Fingerstock and gasket contacts are components utilized to mitigate electromagnetic interference (EMI), also known as radio-frequency interference (RFI) when it occurs within the radio frequency spectrum. EMI can negatively impact electrical circuits through electromagnetic induction, electrostatic coupling or conduction. These contacts are employed in situations where parts or doors of a chassis or enclosure are removable, rendering them vulnerable to EMI.
To attach these contacts, various methods can be used, including adhesive, clips, hardware, solder, slotting or snap-in channels. The choice of attachment method is dependent on the specific requirements of the application and the materials involved.

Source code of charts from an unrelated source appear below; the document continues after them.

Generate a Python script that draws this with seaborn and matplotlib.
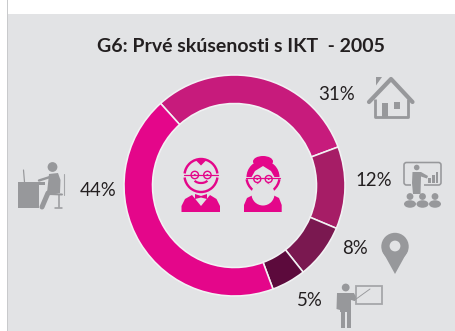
import numpy as np
import matplotlib
matplotlib.use("Agg")
import matplotlib.pyplot as plt
from matplotlib.patches import Circle, Ellipse, Polygon, Rectangle, FancyBboxPatch, Arc, Wedge
import seaborn as sns

title = "G6: Prvé skúsenosti s IKT  - 2005"
shares = [31, 12, 8, 5, 44]
colors = ["#C71B7C", "#A61D66", "#7A1850", "#5C0A3C", "#E4068A"]
label_xy = [(337, 95), (374, 180), (355, 248), (310, 301), (98, 190.5)]
start_clockwise_from_north = 318

PANEL = "#E2E3E5"
ICON = "#97989B"
PINK = "#E4068A"
TEXT = "#231F20"
W, H = 455, 331
px = 0.72  # one pixel in points at dpi 100

sns.set_theme(style="white")
plt.rcParams["font.family"] = ["Lato", "DejaVu Sans"]

fig = plt.figure(figsize=(W / 100, H / 100), dpi=100, facecolor="white")

bg = fig.add_axes([0, 0, 1, 1], zorder=0)
bg.set_xlim(0, W); bg.set_ylim(H, 0); bg.axis("off")
bg.add_patch(Rectangle((7, 14), W, H, fc=PANEL, ec="none"))
bg.add_patch(Rectangle((7, 0), 1.3, H, fc="#C9CACC", ec="none"))

cx, cy, R = 234.5, 185.5, 110.5
pie_ax = fig.add_axes([(cx - R - 1) / W, 1 - (cy + R + 1) / H, (2 * R + 2) / W, (2 * R + 2) / H], zorder=1)
pie_ax.pie(shares, colors=colors, startangle=90 - start_clockwise_from_north, counterclock=False,
           radius=1.0, wedgeprops=dict(width=28.5 / R, edgecolor="#F2F2F4", linewidth=1.6 * px))
pie_ax.set_xlim(-1.0 * (R + 1) / R, (R + 1) / R)
pie_ax.set_ylim(-(R + 1) / R, (R + 1) / R)
pie_ax.patch.set_alpha(0)

ax = fig.add_axes([0, 0, 1, 1], zorder=2)
ax.set_xlim(0, W); ax.set_ylim(H, 0); ax.axis("off"); ax.patch.set_alpha(0)

ax.text(241, 46, title, ha="center", va="center", fontsize=14, fontweight="bold", color=TEXT)
for v, (x, y) in zip(shares, label_xy):
    ax.text(x, y, f"{v}%", ha="center", va="center", fontsize=13.4, color=TEXT)


def line(pts, lw, c=ICON, cap="round"):
    xs, ys = zip(*pts)
    ax.plot(xs, ys, color=c, lw=lw * px, solid_capstyle=cap, solid_joinstyle="round")


def poly(pts, c=ICON):
    ax.add_patch(Polygon(pts, closed=True, fc=c, ec="none"))


def disc(x, y, r, c=ICON):
    ax.add_patch(Circle((x, y), r, fc=c, ec="none"))


def rect(x0, y0, x1, y1, c=ICON):
    ax.add_patch(Rectangle((x0, y0), x1 - x0, y1 - y0, fc=c, ec="none"))


# house
poly([(376, 77), (382, 77), (376, 85.5)])
line([(369, 102), (391, 79), (412.5, 102)], 4.2)
line([(375, 99), (375, 117), (408, 117), (408, 99)], 2.8, cap="butt")
rect(382, 103, 388, 117)
rect(394, 102, 400, 109)

# presenter with audience
ax.add_patch(FancyBboxPatch((404, 162.5), 37, 22.5, boxstyle="round,pad=0,rounding_size=2.5",
                            fc="none", ec=ICON, lw=1.6 * px))
rect(411, 183.5, 424, 187, PANEL)
disc(416.7, 167.5, 2.8)
poly([(412.5, 172), (421, 172), (428, 176), (427, 178.5), (421, 176.5), (420.5, 194), (413, 194), (412, 183)])
rect(428, 178, 431, 183); rect(432, 175, 434.5, 183); rect(435.5, 172, 438, 183)
for x in (410, 422.5, 435):
    disc(x, 196.5, 3.4)
    ax.add_patch(Ellipse((x, 204), 12, 7.5, fc=ICON, ec="none"))

# map pin
ax.add_patch(Circle((395, 246.5), 13.7, fc=ICON, ec="none"))
poly([(382.3, 251), (407.7, 251), (395, 274)])
disc(395, 246, 5.4, PANEL)

# teacher with board
ax.add_patch(Rectangle((355.5, 285.5), 26, 18.5, fc="none", ec="#A5A6A9", lw=1.8 * px))
disc(345.7, 287.5, 3.9)
poly([(337, 293), (354, 293), (356, 297), (355, 301), (351, 300), (351, 312), (340, 312), (340, 310), (336.5, 309)])
rect(341, 310, 345, 328); rect(346.5, 310, 350.5, 328)
line([(354, 300.5), (370, 289)], 0.9)

# desk worker
rect(18, 183, 39, 208)
rect(18, 182, 45, 184.5)
line([(23.5, 170), (24.5, 182)], 1.2)
disc(52.5, 167, 4.9)
poly([(49, 174), (58, 173), (60.5, 180), (60, 193), (47, 193)])
line([(50, 177), (39, 180.5)], 2.4)
line([(57, 191), (48, 193), (42, 207)], 5)
line([(63.5, 174), (63.5, 195)], 1.1, "#A5A6A9")
line([(49, 194), (62, 194.5)], 2)
line([(58.5, 195), (58.5, 207)], 1.5)
line([(55, 207.5), (62, 207.5)], 1.5)


def glasses(x0, x1, y, r):
    for x in (x0, x1):
        ax.add_patch(Circle((x, y), r, fc="none", ec=PINK, lw=1.4 * px))
        disc(x, y, 1.0, PINK)


def smile(x, y, w, h):
    ax.add_patch(Arc((x, y), w, h, theta1=15, theta2=165, color=PINK, lw=2.2 * px))


# man
mx, my = 201, 175.5
for a, b in ((-173, -7), (7, 173)):
    ax.add_patch(Arc((mx, my), 33, 33, theta1=a, theta2=b, color=PINK, lw=2.4 * px))
poly([(mx - 6, my - 16), (mx + 6, my - 16), (mx, my - 10)], PINK)
line([(184, 174.5), (218, 174.5)], 1.2, PINK)
glasses(194.8, 207.4, 175, 3.7)
smile(mx, 179, 14, 8)
poly([(181.5, 212), (181.5, 206), (185, 199), (192, 195), (201, 206), (210, 195), (216.5, 199), (220, 206), (220, 212)], PINK)
poly([(195, 194), (201, 196), (207, 194), (207, 199), (201, 197.5), (195, 199)], PINK)

# woman
wx, wy = 263, 177
ax.add_patch(Ellipse((wx, 161.5), 20, 11, fc=PINK, ec="none"))
ax.add_patch(Wedge((wx, wy), 16.5, 180, 360, fc=PINK, ec="none"))
poly([(wx - 12, wy + 1), (wx - 8, wy - 6), (wx, wy - 11), (wx + 8, wy - 6), (wx + 12, wy + 1)], PANEL)
ax.add_patch(Arc((wx, wy), 33, 33, theta1=8, theta2=172, color=PINK, lw=2.4 * px))
line([(246, 178), (280, 178)], 1.2, PINK)
glasses(257.3, 268.7, 179, 3.5)
smile(wx, 182, 13, 7)
poly([(244, 212), (244, 205), (247, 198), (252, 195.5), (274, 195.5), (279, 198), (281.7, 205), (281.7, 212)], PINK)
disc(wx, 194, 11.5, PANEL)

fig.savefig("out.png", dpi=100, facecolor="white")
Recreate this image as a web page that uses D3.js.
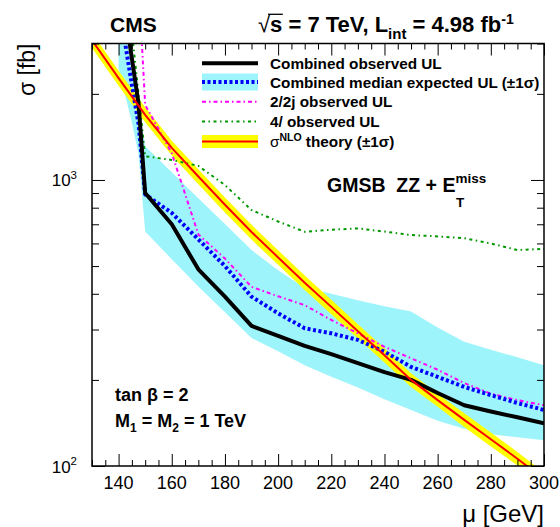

Fingerstock contacts consist of conductive metal strips that are shaped in a "U" or "V" shape, forming a spring-like structure when mounted onto a surface. These contacts allow for effective grounding and shielding against EMI by creating a conductive path between two surfaces while maintaining a low impedance connection.
Gasket contacts, on the other hand, utilize conductive elastomer material or metal mesh that is installed between two surfaces. This material creates a tight seal that prevents EMI from passing through the gap between the two surfaces. Gasket contacts are commonly used in applications where environmental sealing is required, in addition to EMI protection.
In summary, fingerstock and gasket contacts serve as critical components for limiting electromagnetic interference (EMI) in electrical circuits. With their different construction and attachment methods, they offer effective grounding and shielding capabilities that preserve signal integrity and ensure reliable system operation.